ROME, February 4, 2008 ( – Public debate has erupted once more over abortion after Italian gynecologists from Rome’s most respected medical schools over the weekend issued a call for doctors to save the lives of extremely premature babies, including those babies that survive an attempted abortion.

According to Adnkronos International (AKI), the document authored by the medical faculties of Rome’s well-respected La Sapienza and Tor Vergata universities and the Catholic University of the Sacred Heart calls for the “resuscitation of premature babies even against the mother’s wishes,” and says that doctors must treat the unborn baby as “any other person at risk, and to assist it adequately.”

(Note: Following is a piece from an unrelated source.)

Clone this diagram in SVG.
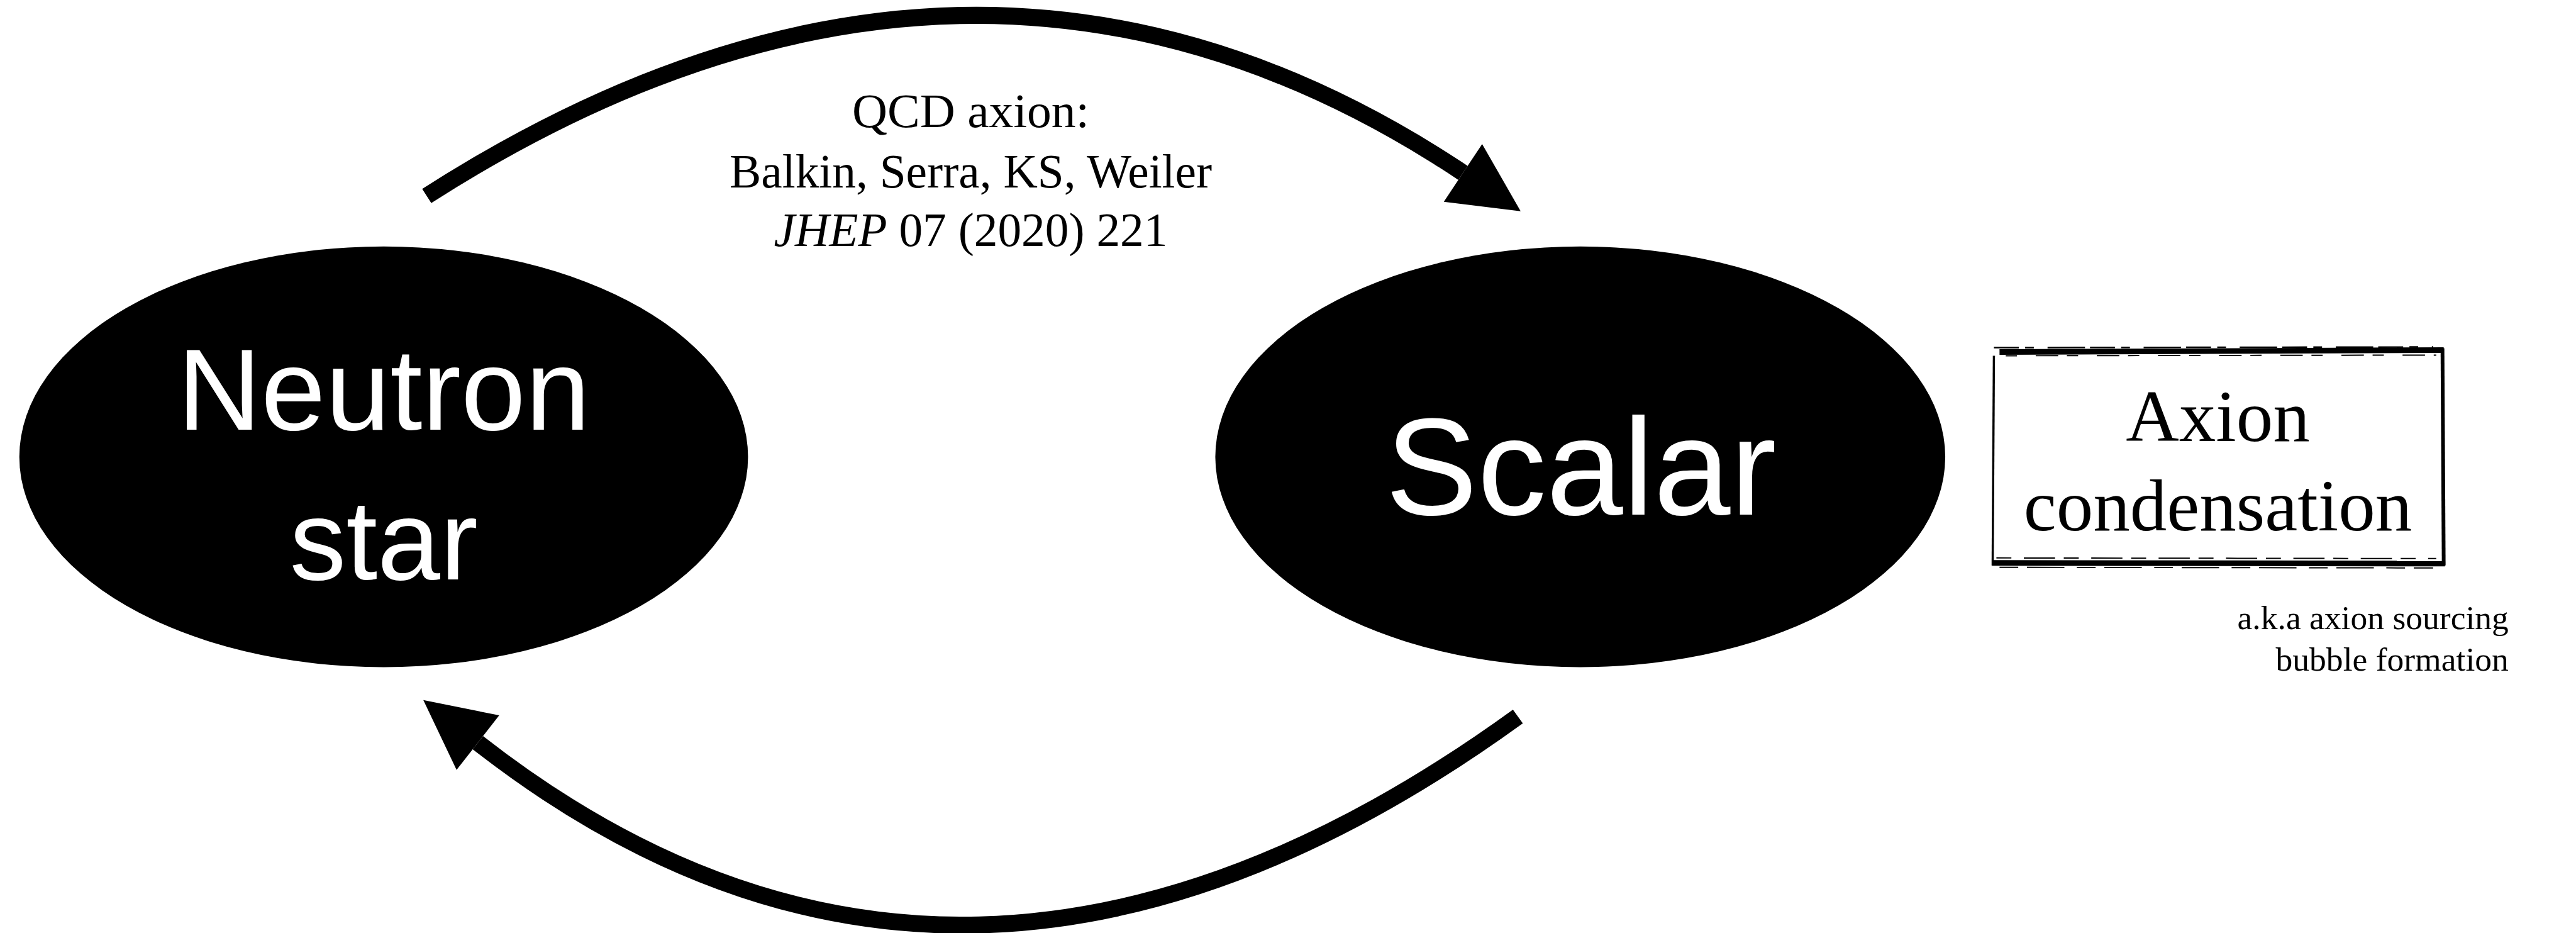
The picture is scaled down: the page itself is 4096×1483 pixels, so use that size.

The document was published a day before Sunday’s “Day for Life” organised by the Italian Bishops’ Conference.

Health minister Livia Turco responded with outrage at the doctors’ proposal, deriding it as “unreasonable cruelty against the will of the mother.”

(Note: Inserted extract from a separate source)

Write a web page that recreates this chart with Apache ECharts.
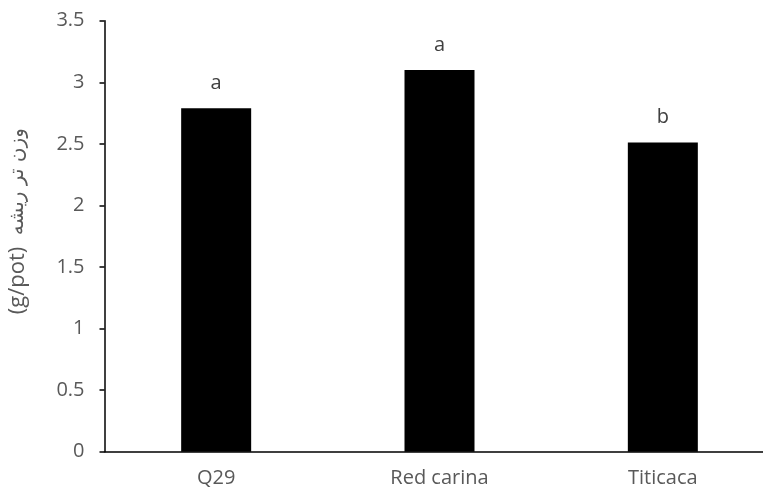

Turco has made clear that he opposes any restrictions on Italy’s abortion laws or a moratorium on abortion as called for by the Vatican, Italian bishops, and other political leaders.

According to Corriere della Sera, Senator Paola Binetti, a medical doctor and member of the recently dissolved Italian government, threw her support in favour of the Roman gynecologists, whose position has also been endorsed by politicians from Forza Italia and Alleanza Nazionale.

The issues of abortion and homosexual unions have engulfed Italy over the past year and dominated much debate.

Italy’s government collapsed after a small centrist Catholic party pulled out of Romano Prodi’s ruling coalition ostensibly after its leader, former justice minister Clemente Mastella, was accused of corruption. Mastella, however, had been a chief opponent of Prodi’s drive to legalise homosexual civil unions in Italy and had threatened to vote against the coalition over any anti-family legislation. With Mastella’s party having withdrawn, Prodi lost his one-seat control in the Senate and was forced to resign on January 25 after a vote of no confidence in the Senate.